==== RECORDS TO USE
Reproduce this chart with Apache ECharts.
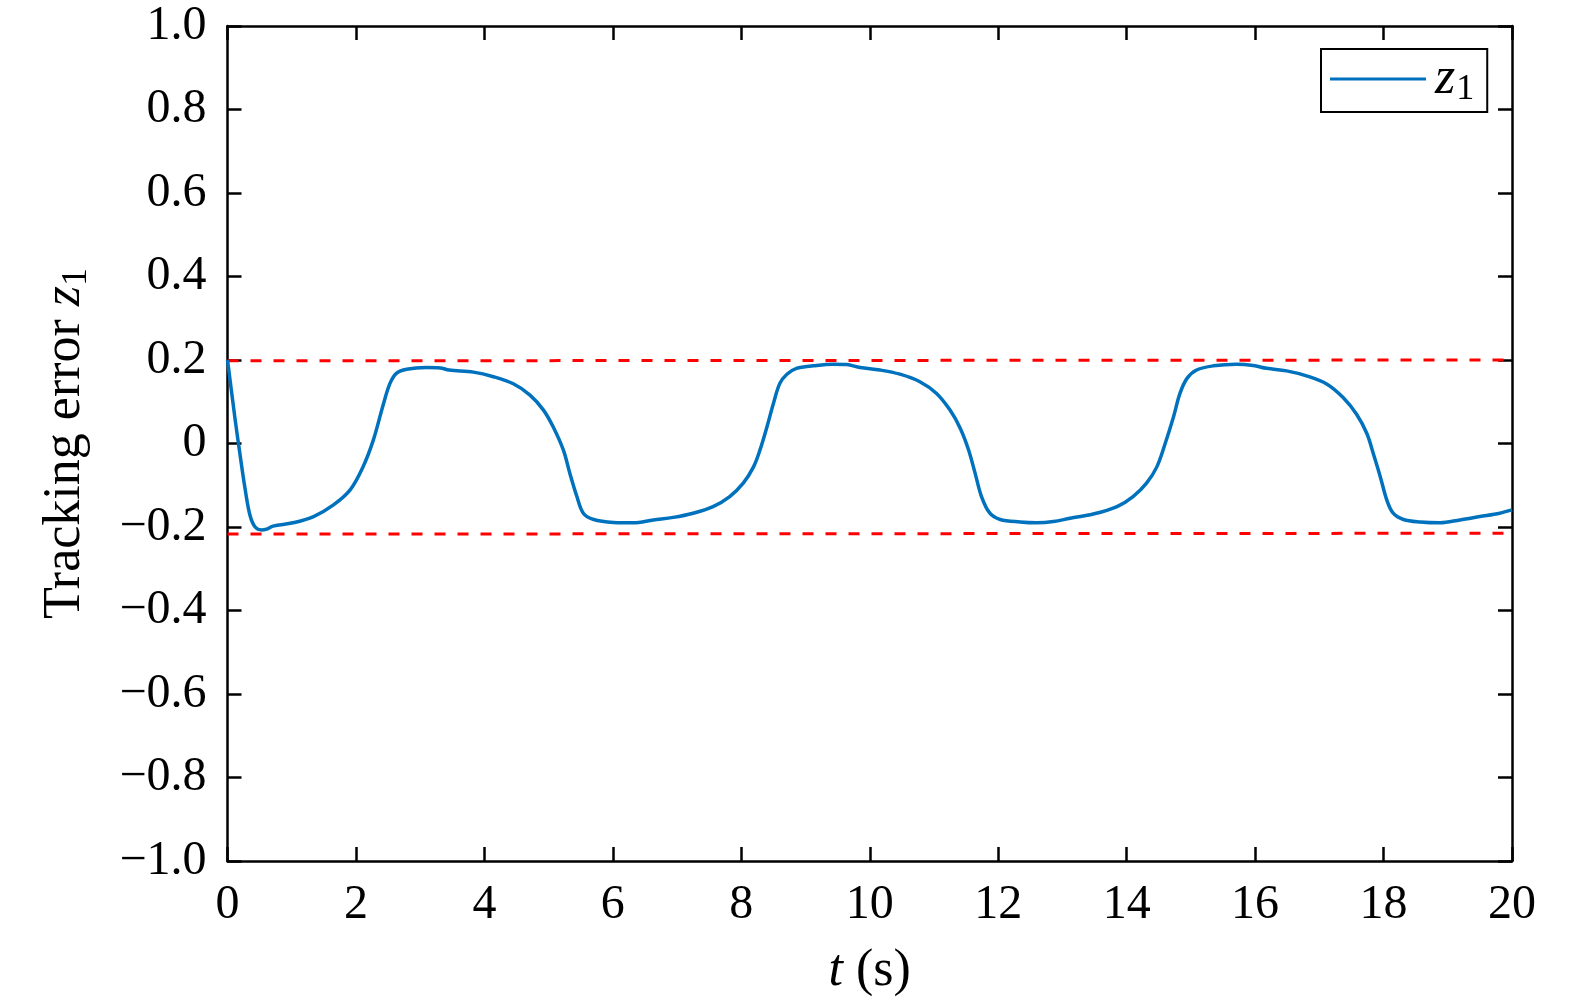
<!DOCTYPE html>
<html>
<head>
<meta charset="utf-8">
<script src="https://cdn.jsdelivr.net/npm/echarts@6/dist/echarts.min.js"></script>
<style>
html,body{margin:0;padding:0;background:#fff;}
#c{width:1575px;height:1004px;}
</style>
</head>
<body>
<div id="c"></div>
<script>
// time samples (s)
var tValues = [0,0.12,0.20,0.27,0.35,0.43,0.53,0.61,0.71,1.02,1.34,1.65,1.91,2.11,2.27,2.43,2.53,2.63,2.79,3.10,3.31,3.45,3.83,4.14,4.45,4.71,4.92,5.07,5.23,5.33,5.44,5.54,5.70,6.01,6.32,6.63,6.94,7.25,7.56,7.82,8.03,8.19,8.29,8.40,8.50,8.60,8.71,8.86,9.12,9.43,9.64,9.85,10.16,10.47,10.78,11.04,11.25,11.41,11.54,11.64,11.74,11.87,12.03,12.34,12.60,12.86,13.12,13.48,13.85,14.10,14.31,14.47,14.60,14.73,14.83,14.94,15.09,15.35,15.71,15.97,16.18,16.49,16.80,17.12,17.37,17.58,17.74,17.84,17.95,18.05,18.15,18.31,18.57,18.88,19.19,19.50,19.81,20.0];
// tracking error z1
var z1Values = [0.200,0.056,-0.032,-0.105,-0.172,-0.200,-0.207,-0.205,-0.198,-0.190,-0.175,-0.147,-0.111,-0.056,0.008,0.096,0.144,0.168,0.178,0.182,0.181,0.176,0.171,0.160,0.143,0.116,0.080,0.040,-0.016,-0.071,-0.127,-0.167,-0.182,-0.189,-0.190,-0.183,-0.177,-0.167,-0.151,-0.127,-0.095,-0.056,-0.016,0.040,0.096,0.144,0.166,0.180,0.186,0.190,0.189,0.182,0.176,0.166,0.148,0.120,0.080,0.036,-0.016,-0.071,-0.127,-0.167,-0.182,-0.188,-0.190,-0.187,-0.179,-0.169,-0.151,-0.127,-0.095,-0.056,0.000,0.064,0.120,0.156,0.176,0.186,0.190,0.187,0.180,0.174,0.162,0.142,0.110,0.070,0.024,-0.024,-0.080,-0.135,-0.167,-0.182,-0.188,-0.190,-0.183,-0.175,-0.167,-0.159];
// performance bounds (endpoints)
var boundT = [0, 20];
var upperBound = [0.198, 0.200];
var lowerBound = [-0.217, -0.215];
// axis ticks
var xTicks = {min: 0, max: 20, interval: 2};
var yTicks = {min: -1, max: 1, interval: 0.2};

var FONT = '"Liberation Serif", "Times New Roman", Times, serif';
function pairs(xs, ys){ return xs.map(function(x,i){ return [x, ys[i]]; }); }
function yFmt(v){
  if (Math.abs(v) < 1e-9) return '0';
  return (v < 0 ? '\u2212' : '') + Math.abs(v).toFixed(1);
}
var axisLine = {show: true, onZero: false, lineStyle: {color: '#000', width: 2.5}};
var axisTick = {show: true, inside: true, length: 14, lineStyle: {color: '#000', width: 2.5}};

var chart = echarts.init(document.getElementById('c'), null, {renderer: 'canvas'});
chart.setOption({
  backgroundColor: '#fff',
  animation: false,
  grid: {left: 227.5, right: 63, top: 26, bottom: 143, containLabel: false},
  legend: {
    show: true,
    data: ['z1'],
    left: 1321, top: 49,
    padding: [4, 13, 4, 9],
    borderColor: '#000', borderWidth: 2,
    backgroundColor: '#fff',
    icon: 'rect', itemWidth: 96, itemHeight: 3,
    formatter: function(){ return '{i|z}{s|1}'; },
    textStyle: {
      fontFamily: FONT, fontSize: 52, color: '#000',
      rich: {
        i: {fontFamily: FONT, fontStyle: 'italic', fontSize: 52, color: '#000', padding: [0,1,0,4], lineHeight: 52},
        s: {fontFamily: FONT, fontSize: 36, color: '#000', padding: [22,0,0,0]}
      }
    }
  },
  xAxis: [{
    type: 'value', min: xTicks.min, max: xTicks.max, interval: xTicks.interval,
    position: 'bottom',
    axisLine: axisLine, axisTick: axisTick, splitLine: {show: false},
    axisLabel: {color: '#000', fontFamily: FONT, fontSize: 48, margin: 20},
    name: '{i|t} (s)', nameLocation: 'middle', nameGap: 84,
    nameTextStyle: {color: '#000', fontFamily: FONT, fontSize: 52,
      rich: {i: {fontFamily: FONT, fontStyle: 'italic', fontSize: 52, color: '#000'}}}
  }, {
    type: 'value', min: xTicks.min, max: xTicks.max, interval: xTicks.interval,
    position: 'top',
    axisLine: axisLine, axisTick: axisTick, splitLine: {show: false},
    axisLabel: {show: false}
  }],
  yAxis: [{
    type: 'value', min: yTicks.min, max: yTicks.max, interval: yTicks.interval,
    position: 'left',
    axisLine: axisLine, axisTick: axisTick, splitLine: {show: false},
    axisLabel: {color: '#000', fontFamily: FONT, fontSize: 48, margin: 21, formatter: yFmt},
    name: 'Tracking error {i|z}{s|1}', nameLocation: 'middle', nameGap: 133, nameRotate: 90,
    nameTextStyle: {color: '#000', fontFamily: FONT, fontSize: 52,
      rich: {
        i: {fontFamily: FONT, fontStyle: 'italic', fontSize: 52, color: '#000'},
        s: {fontFamily: FONT, fontSize: 36, color: '#000', padding: [22,0,0,0]}
      }}
  }, {
    type: 'value', min: yTicks.min, max: yTicks.max, interval: yTicks.interval,
    position: 'right',
    axisLine: axisLine, axisTick: axisTick, splitLine: {show: false},
    axisLabel: {show: false}
  }],
  series: [{
    name: 'upper', type: 'line', data: pairs(boundT, upperBound),
    symbol: 'none', silent: true, z: 2,
    lineStyle: {color: '#FF0000', width: 3, type: [11, 12]}
  }, {
    name: 'lower', type: 'line', data: pairs(boundT, lowerBound),
    symbol: 'none', silent: true, z: 2,
    lineStyle: {color: '#FF0000', width: 3, type: [11, 12]}
  }, {
    name: 'z1', type: 'line', data: pairs(tValues, z1Values),
    symbol: 'none', smooth: 0.35, z: 3,
    itemStyle: {color: '#0072BD'},
    lineStyle: {color: '#0072BD', width: 3.5}
  }]
});
</script>
</body>
</html>
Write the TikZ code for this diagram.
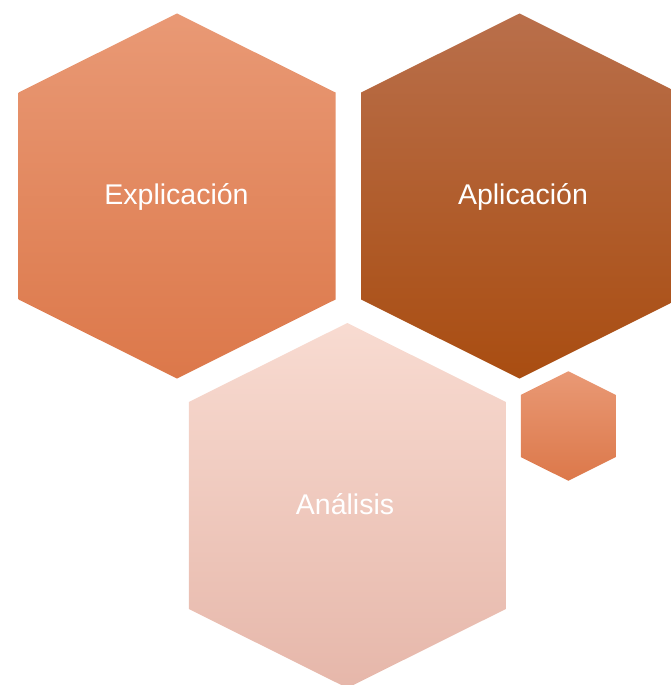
========
### REQUIREMENT
Print the full listing exactly, dropping the pictures.

### PROBLEM SOLUTION
Reproduce this chart with Apache ECharts.
<!DOCTYPE html>
<html>
<head>
<meta charset="utf-8">
<script src="https://cdn.jsdelivr.net/npm/echarts@6/dist/echarts.min.js"></script>
<style>
html,body{margin:0;padding:0;background:#fff;}
#c{width:1575px;height:1004px;}
</style>
</head>
<body>
<div id="c"></div>
<script>
// time samples (s)
var tValues = [0,0.12,0.20,0.27,0.35,0.43,0.53,0.61,0.71,1.02,1.34,1.65,1.91,2.11,2.27,2.43,2.53,2.63,2.79,3.10,3.31,3.45,3.83,4.14,4.45,4.71,4.92,5.07,5.23,5.33,5.44,5.54,5.70,6.01,6.32,6.63,6.94,7.25,7.56,7.82,8.03,8.19,8.29,8.40,8.50,8.60,8.71,8.86,9.12,9.43,9.64,9.85,10.16,10.47,10.78,11.04,11.25,11.41,11.54,11.64,11.74,11.87,12.03,12.34,12.60,12.86,13.12,13.48,13.85,14.10,14.31,14.47,14.60,14.73,14.83,14.94,15.09,15.35,15.71,15.97,16.18,16.49,16.80,17.12,17.37,17.58,17.74,17.84,17.95,18.05,18.15,18.31,18.57,18.88,19.19,19.50,19.81,20.0];
// tracking error z1
var z1Values = [0.200,0.056,-0.032,-0.105,-0.172,-0.200,-0.207,-0.205,-0.198,-0.190,-0.175,-0.147,-0.111,-0.056,0.008,0.096,0.144,0.168,0.178,0.182,0.181,0.176,0.171,0.160,0.143,0.116,0.080,0.040,-0.016,-0.071,-0.127,-0.167,-0.182,-0.189,-0.190,-0.183,-0.177,-0.167,-0.151,-0.127,-0.095,-0.056,-0.016,0.040,0.096,0.144,0.166,0.180,0.186,0.190,0.189,0.182,0.176,0.166,0.148,0.120,0.080,0.036,-0.016,-0.071,-0.127,-0.167,-0.182,-0.188,-0.190,-0.187,-0.179,-0.169,-0.151,-0.127,-0.095,-0.056,0.000,0.064,0.120,0.156,0.176,0.186,0.190,0.187,0.180,0.174,0.162,0.142,0.110,0.070,0.024,-0.024,-0.080,-0.135,-0.167,-0.182,-0.188,-0.190,-0.183,-0.175,-0.167,-0.159];
// performance bounds (endpoints)
var boundT = [0, 20];
var upperBound = [0.198, 0.200];
var lowerBound = [-0.217, -0.215];
// axis ticks
var xTicks = {min: 0, max: 20, interval: 2};
var yTicks = {min: -1, max: 1, interval: 0.2};

var FONT = '"Liberation Serif", "Times New Roman", Times, serif';
function pairs(xs, ys){ return xs.map(function(x,i){ return [x, ys[i]]; }); }
function yFmt(v){
  if (Math.abs(v) < 1e-9) return '0';
  return (v < 0 ? '\u2212' : '') + Math.abs(v).toFixed(1);
}
var axisLine = {show: true, onZero: false, lineStyle: {color: '#000', width: 2.5}};
var axisTick = {show: true, inside: true, length: 14, lineStyle: {color: '#000', width: 2.5}};

var chart = echarts.init(document.getElementById('c'), null, {renderer: 'canvas'});
chart.setOption({
  backgroundColor: '#fff',
  animation: false,
  grid: {left: 227.5, right: 63, top: 26, bottom: 143, containLabel: false},
  legend: {
    show: true,
    data: ['z1'],
    left: 1321, top: 49,
    padding: [4, 13, 4, 9],
    borderColor: '#000', borderWidth: 2,
    backgroundColor: '#fff',
    icon: 'rect', itemWidth: 96, itemHeight: 3,
    formatter: function(){ return '{i|z}{s|1}'; },
    textStyle: {
      fontFamily: FONT, fontSize: 52, color: '#000',
      rich: {
        i: {fontFamily: FONT, fontStyle: 'italic', fontSize: 52, color: '#000', padding: [0,1,0,4], lineHeight: 52},
        s: {fontFamily: FONT, fontSize: 36, color: '#000', padding: [22,0,0,0]}
      }
    }
  },
  xAxis: [{
    type: 'value', min: xTicks.min, max: xTicks.max, interval: xTicks.interval,
    position: 'bottom',
    axisLine: axisLine, axisTick: axisTick, splitLine: {show: false},
    axisLabel: {color: '#000', fontFamily: FONT, fontSize: 48, margin: 20},
    name: '{i|t} (s)', nameLocation: 'middle', nameGap: 84,
    nameTextStyle: {color: '#000', fontFamily: FONT, fontSize: 52,
      rich: {i: {fontFamily: FONT, fontStyle: 'italic', fontSize: 52, color: '#000'}}}
  }, {
    type: 'value', min: xTicks.min, max: xTicks.max, interval: xTicks.interval,
    position: 'top',
    axisLine: axisLine, axisTick: axisTick, splitLine: {show: false},
    axisLabel: {show: false}
  }],
  yAxis: [{
    type: 'value', min: yTicks.min, max: yTicks.max, interval: yTicks.interval,
    position: 'left',
    axisLine: axisLine, axisTick: axisTick, splitLine: {show: false},
    axisLabel: {color: '#000', fontFamily: FONT, fontSize: 48, margin: 21, formatter: yFmt},
    name: 'Tracking error {i|z}{s|1}', nameLocation: 'middle', nameGap: 133, nameRotate: 90,
    nameTextStyle: {color: '#000', fontFamily: FONT, fontSize: 52,
      rich: {
        i: {fontFamily: FONT, fontStyle: 'italic', fontSize: 52, color: '#000'},
        s: {fontFamily: FONT, fontSize: 36, color: '#000', padding: [22,0,0,0]}
      }}
  }, {
    type: 'value', min: yTicks.min, max: yTicks.max, interval: yTicks.interval,
    position: 'right',
    axisLine: axisLine, axisTick: axisTick, splitLine: {show: false},
    axisLabel: {show: false}
  }],
  series: [{
    name: 'upper', type: 'line', data: pairs(boundT, upperBound),
    symbol: 'none', silent: true, z: 2,
    lineStyle: {color: '#FF0000', width: 3, type: [11, 12]}
  }, {
    name: 'lower', type: 'line', data: pairs(boundT, lowerBound),
    symbol: 'none', silent: true, z: 2,
    lineStyle: {color: '#FF0000', width: 3, type: [11, 12]}
  }, {
    name: 'z1', type: 'line', data: pairs(tValues, z1Values),
    symbol: 'none', smooth: 0.35, z: 3,
    itemStyle: {color: '#0072BD'},
    lineStyle: {color: '#0072BD', width: 3.5}
  }]
});
</script>
</body>
</html>
Write the TikZ code for this diagram.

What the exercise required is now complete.